> [Task to complete]: List each line holding the string "code".

☆ ☆ ☆

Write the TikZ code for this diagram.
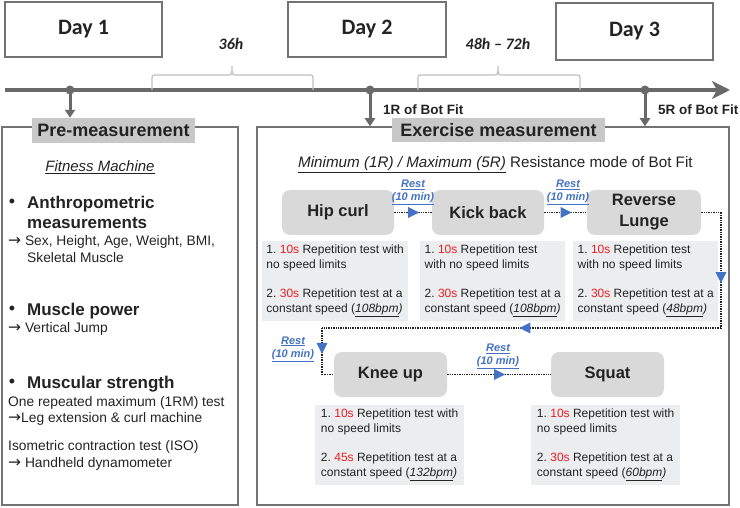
\documentclass[tikz,border=0pt]{standalone}
\usepackage{fontspec}
\setmainfont{Liberation Sans}
\newfontfamily\dayfont{Carlito}
\newfontfamily\arrowfont{DejaVu Sans}
\usetikzlibrary{arrows.meta,decorations.markings,calc}
\frenchspacing

\definecolor{tlgray}{RGB}{105,105,105}
\definecolor{framegray}{RGB}{115,115,115}
\definecolor{labelfill}{RGB}{200,200,200}
\definecolor{exfill}{RGB}{217,217,217}
\definecolor{descfill}{RGB}{236,237,238}
\definecolor{bracegray}{RGB}{190,190,190}
\definecolor{secred}{RGB}{237,28,36}
\definecolor{restblue}{RGB}{68,114,196}
\definecolor{ink}{RGB}{35,35,35}

\newcommand{\secs}[1]{\textcolor{secred}{#1}}
\newcommand{\bpm}[1]{(\underline{\textit{#1}}\textit{)}}
\newcommand{\toarrow}{{\arrowfont\fontsize{15.5}{16}\selectfont →}}

\tikzset{
  daybox/.style={draw=framegray, line width=1.3pt, fill=white, inner sep=0pt,
    font=\dayfont\bfseries\fontsize{22}{24}\selectfont, text=ink},
  gaplabel/.style={font=\dayfont\bfseries\itshape\fontsize{16}{18}\selectfont, text=ink, inner sep=0pt},
  frame/.style={draw=framegray, line width=1.5pt, inner sep=0pt},
  seclabel/.style={fill=labelfill, inner sep=0pt, text=ink,
    font=\bfseries\fontsize{18}{20}\selectfont},
  heading/.style={anchor=base west, inner sep=0pt, text=ink,
    font=\bfseries\fontsize{17}{20}\selectfont},
  body/.style={anchor=base west, inner sep=0pt, text=ink,
    font=\fontsize{13.8}{16}\selectfont},
  bul/.style={inner sep=0pt, text=ink, font=\fontsize{18}{20}\selectfont},
  botfit/.style={anchor=base west, inner sep=0pt, text=ink,
    font=\bfseries\fontsize{13.5}{16}\selectfont},
  exbox/.style={fill=exfill, rounded corners=8pt, inner sep=0pt,
    minimum height=45, text=ink, align=center,
    font=\bfseries\fontsize{16.5}{20}\selectfont},
  desc/.style={fill=descfill, anchor=north west, inner xsep=2pt, inner ysep=4pt,
    align=left, text=ink, font=\fontsize{12}{14.7}\selectfont},
  rest/.style={inner sep=0pt, align=center, text=restblue,
    font=\bfseries\itshape\fontsize{11}{13}\selectfont},
  restlink/.style={draw=ink, densely dotted, line width=1.4pt},
  midtri/.style={decoration={markings, mark=at position #1 with
      {\fill[restblue] (6pt,0pt) -- (-5pt,5.5pt) -- (-5pt,-5.5pt) -- cycle;}},
    postaction={decorate}},
  drop/.style={draw=tlgray, line width=3pt, -{Triangle[length=8pt,width=10pt]}},
}

\begin{document}
\begin{tikzpicture}[x=1pt,y=-1pt]
\useasboundingbox (0,0) rectangle (740,508);

% --- day headers
\node[daybox, minimum width=157, minimum height=55] (day1) at (83.5,29.5) {Day 1};
\node[daybox, minimum width=158, minimum height=55] (day2) at (367,29.5) {Day 2};
\node[daybox, minimum width=157, minimum height=57] (day3) at (634.5,31.5) {Day 3};

% --- time axis
\coordinate (tl0) at (5,90);
\coordinate (tl1) at (730,90);
\draw[tlgray, line width=4pt, -{Stealth[length=18pt,width=18pt,inset=5pt]}] (tl0) -- (tl1);
\coordinate (d1) at (70,90);
\coordinate (d2) at (370,90);
\coordinate (d3) at (645,90);
\foreach \d in {d1,d2,d3} \fill[tlgray] (\d) circle (4.5pt);

% --- intervals between days
\draw[bracegray, line width=1.2pt] (152,90) -- (152,80) .. controls (152,75) .. (157,75)
  -- (227,75) .. controls (232,75) .. (232,66) .. controls (232,75) .. (237,75)
  -- (308,75) .. controls (313,75) .. (313,80) -- (313,90);
\draw[bracegray, line width=1.2pt] (418,90) -- (418,80) .. controls (418,75) .. (423,75)
  -- (493,75) .. controls (498,75) .. (498,66) .. controls (498,75) .. (503,75)
  -- (575,75) .. controls (580,75) .. (580,80) -- (580,90);
\node[gaplabel] (gap1) at (231,44) {36h};
\node[gaplabel] (gap2) at (498,44) {48h – 72h};

% --- section frames
\node[frame, minimum width=236, minimum height=378] (prebox) at (120,316) {};
\node[frame, minimum width=472, minimum height=378] (exbox) at (493,316) {};
\node[seclabel, minimum width=163, minimum height=25] (prelabel) at (113.5,130.5) {Pre-measurement};
\node[seclabel, minimum width=213, minimum height=24] (exlabel) at (498.5,130) {Exercise measurement};

\draw[drop] (d1) -- (d1 |- prelabel.north);
\draw[drop] (d2) -- (d2 |- exbox.north);
\draw[drop] (d3) -- (d3 |- exbox.north);
\node[botfit] (bf1) at (383,114.5) {1R of Bot Fit};
\node[botfit] (bf5) at (658,114.5) {5R of Bot Fit};

% --- pre-measurement contents
\node[inner sep=0pt, text=ink, font=\itshape\fontsize{15}{17}\selectfont] (fitness) at (100,167) {\underline{Fitness Machine}};
\node[bul] (bul1) at (12,203) {•};
\node[heading] (anth1) at (27,208.6) {Anthropometric};
\node[heading] (anth2) at (27,228.6) {measurements};
\node[body] (anth3) at (8,245.5) {\toarrow{} Sex, Height, Age, Weight, BMI,};
\node[body] (anth4) at (27,262.5) {Skeletal Muscle};
\node[bul] (bul2) at (12,310) {•};
\node[heading] (pow1) at (27,315.6) {Muscle power};
\node[body] (pow2) at (8,332.5) {\toarrow{} Vertical Jump};
\node[bul] (bul3) at (12,383) {•};
\node[heading] (str1) at (27,388.6) {Muscular strength};
\node[body] (str2) at (8,406.5) {One repeated maximum (1RM) test};
\node[body] (str3) at (8,422.5) {\toarrow{}Leg extension \& curl machine};
\node[body] (str4) at (8,450.5) {Isometric contraction test (ISO)};
\node[body] (str5) at (8,467.5) {\toarrow{} Handheld dynamometer};

% --- exercise measurement contents
\node[anchor=base west, inner sep=0pt, text=ink, font=\fontsize{15.2}{17}\selectfont] (mode) at (298,168)
  {\underline{\textit{Minimum (1R) / Maximum (5R)}} Resistance mode of Bot Fit};

\node[exbox, minimum width=112] (hip) at (338,212.5) {Hip curl};
\node[exbox, minimum width=112] (kick) at (488,212.5) {Kick back};
\node[exbox, minimum width=114, font=\bfseries\fontsize{16.5}{21}\selectfont] (rl) at (644,212.5) {Reverse\\Lunge};
\node[exbox, minimum width=113] (knee) at (390.5,374.5) {Knee up};
\node[exbox, minimum width=113] (squat) at (607.5,374.5) {Squat};

\node[desc, minimum width=146] (hipdesc) at (262,241) {1. \secs{10s} Repetition test with\\no speed limits\\[14.7pt]2. \secs{30s} Repetition test at a\\constant speed \bpm{108bpm}};
\node[desc, minimum width=145] (kickdesc) at (420,241) {1. \secs{10s} Repetition test\\with no speed limits\\[14.7pt]2. \secs{30s} Repetition test at a\\constant speed \bpm{108bpm}};
\node[desc, minimum width=145] (rldesc) at (573,241) {1. \secs{10s} Repetition test\\with no speed limits\\[14.7pt]2. \secs{30s} Repetition test at a\\constant speed \bpm{48bpm}};
\node[desc, minimum width=149] (kneedesc) at (315,405) {1. \secs{10s} Repetition test with\\no speed limits\\[14.7pt]2. \secs{45s} Repetition test at a\\constant speed \bpm{132bpm}};
\node[desc, minimum width=149] (squatdesc) at (531,405) {1. \secs{10s} Repetition test with\\no speed limits\\[14.7pt]2. \secs{30s} Repetition test at a\\constant speed \bpm{60bpm}};

% --- rest intervals between exercises
\node[rest] (rest1) at (413,192.5) {\underline{Rest}\\\underline{(10 min)}};
\node[rest] (rest2) at (568,192.5) {\underline{Rest}\\\underline{(10 min)}};
\node[rest] (rest3) at (293,349) {\underline{Rest}\\\underline{(10 min)}};
\node[rest] (rest4) at (498,356.5) {\underline{Rest}\\\underline{(10 min)}};

\coordinate (c1) at (721,212.5);
\coordinate (c2) at (721,328);
\coordinate (c3) at (322,328);
\coordinate (c4) at (322,374.5);

\draw[restlink, midtri=0.5] (hip.east) -- (kick.west);
\draw[restlink, midtri=0.5] (kick.east) -- (rl.west);
\draw[restlink] (rl.east) -- (c1);
\draw[restlink, midtri=0.56] (c1) -- (c2);
\draw[restlink, midtri=0.49] (c2) -- (c3);
\draw[restlink, midtri=0.43] (c3) -- (c4);
\draw[restlink] (c4) -- (knee.west);
\draw[restlink, midtri=0.5] (knee.east) -- (squat.west);
\end{tikzpicture}
\end{document}
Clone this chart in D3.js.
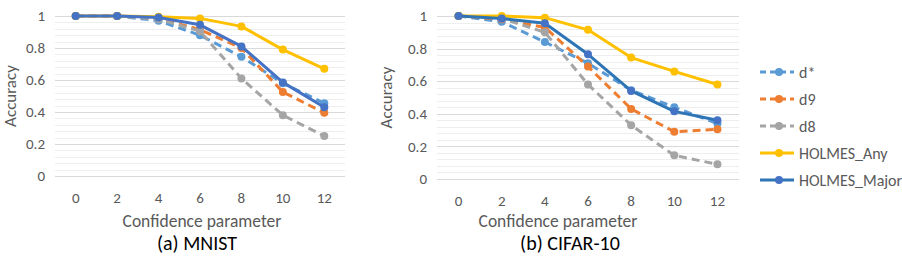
<!DOCTYPE html>
<html>
<head>
<meta charset="utf-8">
<script src="https://cdn.jsdelivr.net/npm/d3@7"></script>
<style>
  body { margin: 0; background: #fff; }
  svg text { font-family: Carlito, Lato, "Open Sans", sans-serif; fill: #595959; }
</style>
</head>
<body>
<script>
var categories = ["0", "2", "4", "6", "8", "10", "12"];
var seriesNames = ["d*", "d9", "d8", "HOLMES_Any", "HOLMES_Major"];

// MNIST
var mnistDStar = [1, 1, 0.97, 0.88, 0.745, 0.58, 0.455];
var mnistD9 = [1, 1, 0.985, 0.915, 0.8, 0.525, 0.395];
var mnistD8 = [1, 1, 0.98, 0.905, 0.61, 0.38, 0.25];
var mnistAny = [1, 1, 0.995, 0.985, 0.935, 0.79, 0.67];
var mnistMajor = [1, 1, 0.99, 0.945, 0.81, 0.585, 0.43];

// CIFAR-10
var cifarDStar = [1, 0.965, 0.84, 0.71, 0.545, 0.44, 0.34];
var cifarD9 = [1, 0.98, 0.93, 0.69, 0.43, 0.29, 0.305];
var cifarD8 = [1, 0.985, 0.9, 0.58, 0.33, 0.145, 0.09];
var cifarAny = [1, 1, 0.99, 0.915, 0.745, 0.66, 0.58];
var cifarMajor = [1, 0.985, 0.955, 0.765, 0.54, 0.415, 0.36];

var yTicks = [0, 0.2, 0.4, 0.6, 0.8, 1];

var colors = ["#5B9BD5", "#ED7D31", "#A5A5A5", "#FFC000", "#2E75B6"];
var dashes = ["8,5", "8,5", "8,5", null, null];

var width = 902, height = 262;

var svg = d3.select("body").append("svg")
    .attr("width", width)
    .attr("height", height);

function drawPanel(opts) {
    var x = d3.scalePoint().domain(categories).range([opts.left, opts.right]).padding(0.5);
    var y = d3.scaleLinear().domain([0, 1]).range([opts.bottom, opts.top]);
    var g = svg.append("g");

    // minor gridlines
    var minor = d3.range(0, 1.0001, 0.04);
    g.selectAll(".minor").data(minor).enter().append("line")
        .attr("x1", opts.left).attr("x2", opts.right)
        .attr("y1", function(d){ return Math.round(y(d)) + 0.5; })
        .attr("y2", function(d){ return Math.round(y(d)) + 0.5; })
        .attr("stroke", "#EEEEEE").attr("stroke-width", 1);

    // major gridlines
    g.selectAll(".major").data(yTicks).enter().append("line")
        .attr("x1", opts.left).attr("x2", opts.right)
        .attr("y1", function(d){ return Math.round(y(d)) + 0.5; })
        .attr("y2", function(d){ return Math.round(y(d)) + 0.5; })
        .attr("stroke", "#D9D9D9").attr("stroke-width", 1);

    // y tick labels
    g.selectAll(".ylab").data(yTicks).enter().append("text")
        .attr("x", opts.left - 10)
        .attr("y", function(d){ return y(d); })
        .attr("dy", "0.35em")
        .attr("text-anchor", "end")
        .attr("font-size", "15px")
        .text(function(d){ return d3.format("")(+d.toFixed(1)); });

    // x tick labels
    g.selectAll(".xlab").data(categories).enter().append("text")
        .attr("x", function(d){ return x(d); })
        .attr("y", opts.bottom + 22)
        .attr("dy", "0.35em")
        .attr("text-anchor", "middle")
        .attr("font-size", "15px")
        .text(function(d){ return d; });

    g.append("text")
        .attr("transform", "translate(" + opts.yTitleX + "," + ((opts.top + opts.bottom) / 2) + ") rotate(-90)")
        .attr("text-anchor", "middle")
        .attr("dy", "0.35em")
        .attr("font-size", "17px")
        .text("Accuracy");

    g.append("text")
        .attr("x", opts.xTitleX)
        .attr("y", 221)
        .attr("dy", "0.35em")
        .attr("text-anchor", "middle")
        .attr("font-size", "17.5px")
        .text("Confidence parameter");

    g.append("text")
        .attr("x", opts.titleX)
        .attr("y", 243)
        .attr("dy", "0.35em")
        .attr("text-anchor", "middle")
        .attr("font-size", "20px")
        .style("fill", "#000")
        .text(opts.title);

    var line = d3.line()
        .x(function(d, i){ return x(categories[i]); })
        .y(function(d){ return y(d); });

    opts.series.forEach(function(values, k) {
        var c = (k === 4) ? opts.majorColor : colors[k];
        g.append("path")
            .datum(values)
            .attr("d", line)
            .attr("fill", "none")
            .attr("stroke", c)
            .attr("stroke-width", 3)
            .attr("stroke-linejoin", "round")
            .attr("stroke-dasharray", dashes[k]);
        g.selectAll(".pt" + k).data(values).enter().append("circle")
            .attr("cx", function(d, i){ return x(categories[i]); })
            .attr("cy", function(d){ return y(d); })
            .attr("r", 4)
            .attr("fill", k === 4 ? "#4472C4" : c);
    });
}

drawPanel({
    left: 55, right: 345, top: 16, bottom: 176,
    yTitleX: 10, title: "(a) MNIST", titleX: 197, xTitleX: 202, majorColor: "#4472C4",
    series: [mnistDStar, mnistD9, mnistD8, mnistAny, mnistMajor]
});

drawPanel({
    left: 437, right: 739, top: 16, bottom: 179,
    yTitleX: 386, title: "(b) CIFAR-10", titleX: 570, xTitleX: 558, majorColor: "#2E75B6",
    series: [cifarDStar, cifarD9, cifarD8, cifarAny, cifarMajor]
});

// legend
var legend = svg.append("g");
var items = legend.selectAll(".legend-item").data(seriesNames).enter().append("g")
    .attr("transform", function(d, i){ return "translate(760," + (72 + 27 * i) + ")"; });
items.append("line")
    .attr("x1", 0).attr("x2", 34).attr("y1", 0).attr("y2", 0)
    .attr("stroke", function(d, i){ return colors[i]; })
    .attr("stroke-width", 3)
    .attr("stroke-dasharray", function(d, i){ return dashes[i] ? "6,4" : null; });
items.append("circle")
    .attr("cx", 19).attr("cy", 0).attr("r", 4)
    .attr("fill", function(d, i){ return i === 4 ? "#4472C4" : colors[i]; });
items.append("text")
    .attr("x", 39).attr("y", 0).attr("dy", "0.35em")
    .attr("font-size", "16px")
    .text(function(d){ return d; });
</script>
</body>
</html>
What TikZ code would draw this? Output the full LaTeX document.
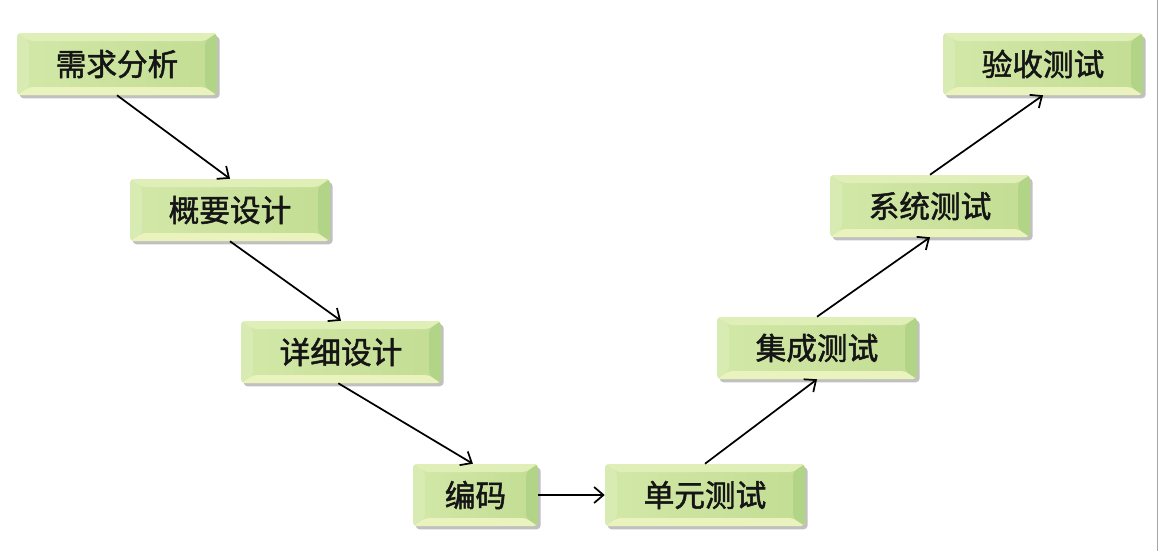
\documentclass[tikz,border=0pt]{standalone}
\usepackage{fontspec}
\newfontfamily\cjk{Noto Sans CJK SC}[FakeBold=1.6]
\usetikzlibrary{arrows.meta,shadows}
\definecolor{faceL}{HTML}{D2E8A8}
\definecolor{faceR}{HTML}{C3DD93}
\definecolor{bevT}{HTML}{E0EFB8}
\definecolor{bevL}{HTML}{D8EBB2}
\definecolor{bevR}{HTML}{B2D486}
\definecolor{bevB}{HTML}{EAF3BE}
\definecolor{txt}{HTML}{151515}
\tikzset{
  stage/.style={minimum width=150pt, minimum height=46.5pt, rounded corners=3pt,
    left color=faceL, right color=faceR,
    drop shadow={opacity=0.35, shadow xshift=2pt, shadow yshift=-2.5pt, fill=black!70},
    font=\cjk\fontsize{23}{27}\selectfont, text=txt,
    path picture={
      \fill[bevT] (path picture bounding box.north west) -- (path picture bounding box.north east)
        -- ([shift={(-9pt,-6pt)}]path picture bounding box.north east)
        -- ([shift={(9pt,-6pt)}]path picture bounding box.north west) -- cycle;
      \fill[bevB] (path picture bounding box.south west) -- (path picture bounding box.south east)
        -- ([shift={(-9pt,6pt)}]path picture bounding box.south east)
        -- ([shift={(9pt,6pt)}]path picture bounding box.south west) -- cycle;
      \fill[bevL] (path picture bounding box.north west) -- ([shift={(9pt,-6pt)}]path picture bounding box.north west)
        -- ([shift={(9pt,6pt)}]path picture bounding box.south west)
        -- (path picture bounding box.south west) -- cycle;
      \fill[bevR] (path picture bounding box.north east) -- ([shift={(-9pt,-6pt)}]path picture bounding box.north east)
        -- ([shift={(-9pt,6pt)}]path picture bounding box.south east)
        -- (path picture bounding box.south east) -- cycle;
    }},
  flow/.style={line width=1.3pt, draw=black, -{Straight Barb[length=7pt,width=12pt,line width=1.3pt]}}
}
\begin{document}
\begin{tikzpicture}[x=0.75pt,y=-0.75pt]
\useasboundingbox (0,0) rectangle (1159,551);
\fill[white] (0,0) rectangle (1159,551);
\draw[black!35, line width=0.8pt] (1157.5,0) -- (1157.5,551);
\node[stage] (a) at (117,64) {需求分析};
\node[stage] (b) at (230,210) {概要设计};
\node[stage] (c) at (341,352) {详细设计};
\node[stage, minimum width=93.75pt] (d) at (475.5,495) {编码};
\node[stage] (e) at (705,495) {单元测试};
\node[stage] (f) at (817,348) {集成测试};
\node[stage] (g) at (930,206) {系统测试};
\node[stage] (h) at (1043,64) {验收测试};
\draw[flow] (a.south) -- (b.north);
\draw[flow] (b.south) -- (c.north);
\draw[flow] ([xshift=-2pt]c.south) -- ([xshift=-2pt]d.north);
\draw[flow] (d.east) -- (e.west);
\draw[flow] (e.north) -- (f.south);
\draw[flow] (f.north) -- (g.south);
\draw[flow] (g.north) -- (h.south);
\end{tikzpicture}
\end{document}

☆ ☆ ☆

> [Correct output]:
Write the TikZ code for this diagram.
What TikZ code would draw this? Output the full LaTeX document.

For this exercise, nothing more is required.